** begin Raw data **

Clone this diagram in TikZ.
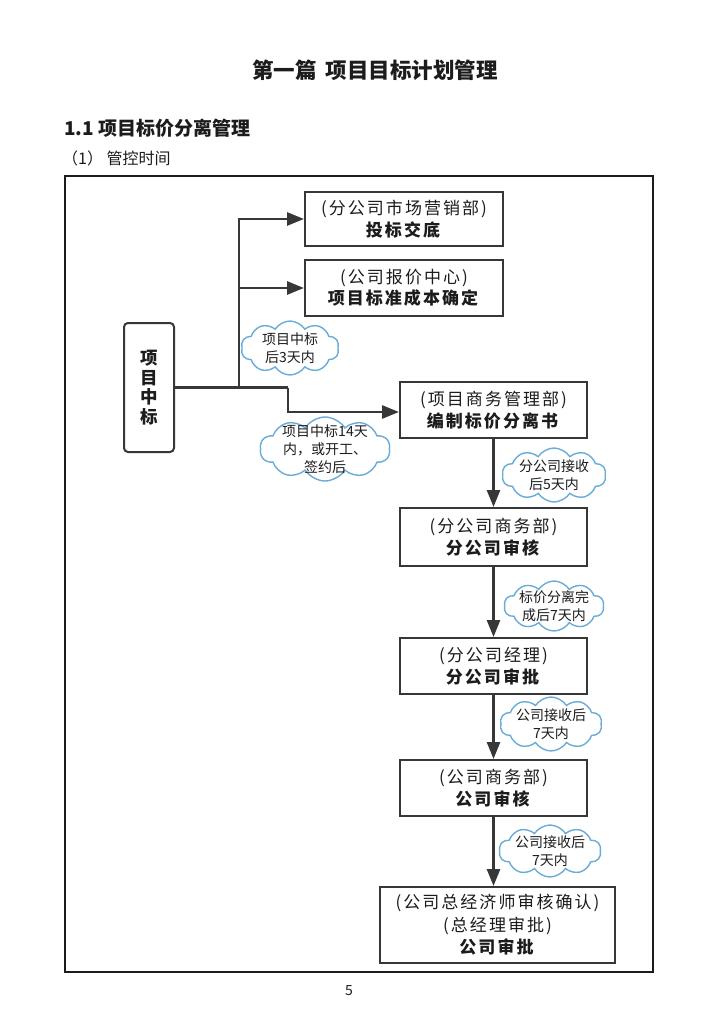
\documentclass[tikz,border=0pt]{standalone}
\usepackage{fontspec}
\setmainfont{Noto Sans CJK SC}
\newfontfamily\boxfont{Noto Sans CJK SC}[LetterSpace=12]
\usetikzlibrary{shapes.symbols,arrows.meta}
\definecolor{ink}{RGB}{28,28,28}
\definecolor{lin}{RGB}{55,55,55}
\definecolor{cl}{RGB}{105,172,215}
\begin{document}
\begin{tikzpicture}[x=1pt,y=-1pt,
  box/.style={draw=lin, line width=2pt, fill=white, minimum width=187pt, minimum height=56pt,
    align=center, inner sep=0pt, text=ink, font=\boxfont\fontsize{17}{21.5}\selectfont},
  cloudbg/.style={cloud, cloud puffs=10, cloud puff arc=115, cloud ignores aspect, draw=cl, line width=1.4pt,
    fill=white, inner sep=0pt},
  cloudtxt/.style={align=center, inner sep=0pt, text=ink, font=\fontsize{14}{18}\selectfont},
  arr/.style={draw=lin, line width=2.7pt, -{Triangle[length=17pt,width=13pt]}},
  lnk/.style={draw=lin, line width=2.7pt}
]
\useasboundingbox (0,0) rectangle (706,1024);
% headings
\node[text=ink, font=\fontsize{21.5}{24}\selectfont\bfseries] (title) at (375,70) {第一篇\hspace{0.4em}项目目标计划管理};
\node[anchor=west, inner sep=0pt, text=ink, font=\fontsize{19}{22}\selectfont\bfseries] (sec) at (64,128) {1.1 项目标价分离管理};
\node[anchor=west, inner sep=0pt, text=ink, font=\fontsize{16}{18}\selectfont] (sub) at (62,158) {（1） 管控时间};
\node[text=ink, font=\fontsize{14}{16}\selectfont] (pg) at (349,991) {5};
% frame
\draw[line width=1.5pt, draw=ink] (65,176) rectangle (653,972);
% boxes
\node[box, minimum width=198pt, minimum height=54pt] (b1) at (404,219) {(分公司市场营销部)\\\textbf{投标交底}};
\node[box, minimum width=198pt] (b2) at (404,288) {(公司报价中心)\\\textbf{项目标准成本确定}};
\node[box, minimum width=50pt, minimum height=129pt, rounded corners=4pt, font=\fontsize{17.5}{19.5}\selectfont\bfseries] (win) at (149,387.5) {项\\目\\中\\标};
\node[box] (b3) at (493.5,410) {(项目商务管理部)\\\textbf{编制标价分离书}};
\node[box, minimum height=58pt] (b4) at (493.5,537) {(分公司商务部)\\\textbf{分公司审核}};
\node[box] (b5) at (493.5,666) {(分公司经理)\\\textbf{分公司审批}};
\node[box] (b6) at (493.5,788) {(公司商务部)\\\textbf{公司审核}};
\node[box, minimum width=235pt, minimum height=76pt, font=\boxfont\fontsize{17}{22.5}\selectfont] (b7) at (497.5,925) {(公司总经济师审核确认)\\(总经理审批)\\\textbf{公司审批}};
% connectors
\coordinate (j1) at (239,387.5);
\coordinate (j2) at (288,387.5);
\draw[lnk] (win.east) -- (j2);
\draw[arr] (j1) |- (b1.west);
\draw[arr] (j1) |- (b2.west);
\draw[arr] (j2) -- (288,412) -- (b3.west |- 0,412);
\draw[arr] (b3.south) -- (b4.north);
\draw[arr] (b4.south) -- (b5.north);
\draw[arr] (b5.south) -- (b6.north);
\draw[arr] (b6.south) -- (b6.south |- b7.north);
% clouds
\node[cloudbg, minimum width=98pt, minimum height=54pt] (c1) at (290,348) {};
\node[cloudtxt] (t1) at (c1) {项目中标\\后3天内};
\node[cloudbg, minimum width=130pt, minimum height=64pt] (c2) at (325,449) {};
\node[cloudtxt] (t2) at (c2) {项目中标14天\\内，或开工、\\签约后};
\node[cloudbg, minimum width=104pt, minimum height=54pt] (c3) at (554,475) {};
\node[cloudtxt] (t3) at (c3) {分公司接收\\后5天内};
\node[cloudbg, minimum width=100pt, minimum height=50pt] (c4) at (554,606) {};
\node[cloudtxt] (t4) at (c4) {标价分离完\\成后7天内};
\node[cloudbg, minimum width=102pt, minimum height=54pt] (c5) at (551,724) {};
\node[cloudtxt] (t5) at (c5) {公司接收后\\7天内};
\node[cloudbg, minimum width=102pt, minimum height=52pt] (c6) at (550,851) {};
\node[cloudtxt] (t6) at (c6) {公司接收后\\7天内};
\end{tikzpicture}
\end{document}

** end Raw data **

The exercise →
Return the listing above word for word, with the pictures removed.

Response to this task →
Clone this diagram in TikZ.
\documentclass[tikz,border=0pt]{standalone}
\usepackage{fontspec}
\setmainfont{Noto Sans CJK SC}
\newfontfamily\boxfont{Noto Sans CJK SC}[LetterSpace=12]
\usetikzlibrary{shapes.symbols,arrows.meta}
\definecolor{ink}{RGB}{28,28,28}
\definecolor{lin}{RGB}{55,55,55}
\definecolor{cl}{RGB}{105,172,215}
\begin{document}
\begin{tikzpicture}[x=1pt,y=-1pt,
  box/.style={draw=lin, line width=2pt, fill=white, minimum width=187pt, minimum height=56pt,
    align=center, inner sep=0pt, text=ink, font=\boxfont\fontsize{17}{21.5}\selectfont},
  cloudbg/.style={cloud, cloud puffs=10, cloud puff arc=115, cloud ignores aspect, draw=cl, line width=1.4pt,
    fill=white, inner sep=0pt},
  cloudtxt/.style={align=center, inner sep=0pt, text=ink, font=\fontsize{14}{18}\selectfont},
  arr/.style={draw=lin, line width=2.7pt, -{Triangle[length=17pt,width=13pt]}},
  lnk/.style={draw=lin, line width=2.7pt}
]
\useasboundingbox (0,0) rectangle (706,1024);
% headings
\node[text=ink, font=\fontsize{21.5}{24}\selectfont\bfseries] (title) at (375,70) {第一篇\hspace{0.4em}项目目标计划管理};
\node[anchor=west, inner sep=0pt, text=ink, font=\fontsize{19}{22}\selectfont\bfseries] (sec) at (64,128) {1.1 项目标价分离管理};
\node[anchor=west, inner sep=0pt, text=ink, font=\fontsize{16}{18}\selectfont] (sub) at (62,158) {（1） 管控时间};
\node[text=ink, font=\fontsize{14}{16}\selectfont] (pg) at (349,991) {5};
% frame
\draw[line width=1.5pt, draw=ink] (65,176) rectangle (653,972);
% boxes
\node[box, minimum width=198pt, minimum height=54pt] (b1) at (404,219) {(分公司市场营销部)\\\textbf{投标交底}};
\node[box, minimum width=198pt] (b2) at (404,288) {(公司报价中心)\\\textbf{项目标准成本确定}};
\node[box, minimum width=50pt, minimum height=129pt, rounded corners=4pt, font=\fontsize{17.5}{19.5}\selectfont\bfseries] (win) at (149,387.5) {项\\目\\中\\标};
\node[box] (b3) at (493.5,410) {(项目商务管理部)\\\textbf{编制标价分离书}};
\node[box, minimum height=58pt] (b4) at (493.5,537) {(分公司商务部)\\\textbf{分公司审核}};
\node[box] (b5) at (493.5,666) {(分公司经理)\\\textbf{分公司审批}};
\node[box] (b6) at (493.5,788) {(公司商务部)\\\textbf{公司审核}};
\node[box, minimum width=235pt, minimum height=76pt, font=\boxfont\fontsize{17}{22.5}\selectfont] (b7) at (497.5,925) {(公司总经济师审核确认)\\(总经理审批)\\\textbf{公司审批}};
% connectors
\coordinate (j1) at (239,387.5);
\coordinate (j2) at (288,387.5);
\draw[lnk] (win.east) -- (j2);
\draw[arr] (j1) |- (b1.west);
\draw[arr] (j1) |- (b2.west);
\draw[arr] (j2) -- (288,412) -- (b3.west |- 0,412);
\draw[arr] (b3.south) -- (b4.north);
\draw[arr] (b4.south) -- (b5.north);
\draw[arr] (b5.south) -- (b6.north);
\draw[arr] (b6.south) -- (b6.south |- b7.north);
% clouds
\node[cloudbg, minimum width=98pt, minimum height=54pt] (c1) at (290,348) {};
\node[cloudtxt] (t1) at (c1) {项目中标\\后3天内};
\node[cloudbg, minimum width=130pt, minimum height=64pt] (c2) at (325,449) {};
\node[cloudtxt] (t2) at (c2) {项目中标14天\\内，或开工、\\签约后};
\node[cloudbg, minimum width=104pt, minimum height=54pt] (c3) at (554,475) {};
\node[cloudtxt] (t3) at (c3) {分公司接收\\后5天内};
\node[cloudbg, minimum width=100pt, minimum height=50pt] (c4) at (554,606) {};
\node[cloudtxt] (t4) at (c4) {标价分离完\\成后7天内};
\node[cloudbg, minimum width=102pt, minimum height=54pt] (c5) at (551,724) {};
\node[cloudtxt] (t5) at (c5) {公司接收后\\7天内};
\node[cloudbg, minimum width=102pt, minimum height=52pt] (c6) at (550,851) {};
\node[cloudtxt] (t6) at (c6) {公司接收后\\7天内};
\end{tikzpicture}
\end{document}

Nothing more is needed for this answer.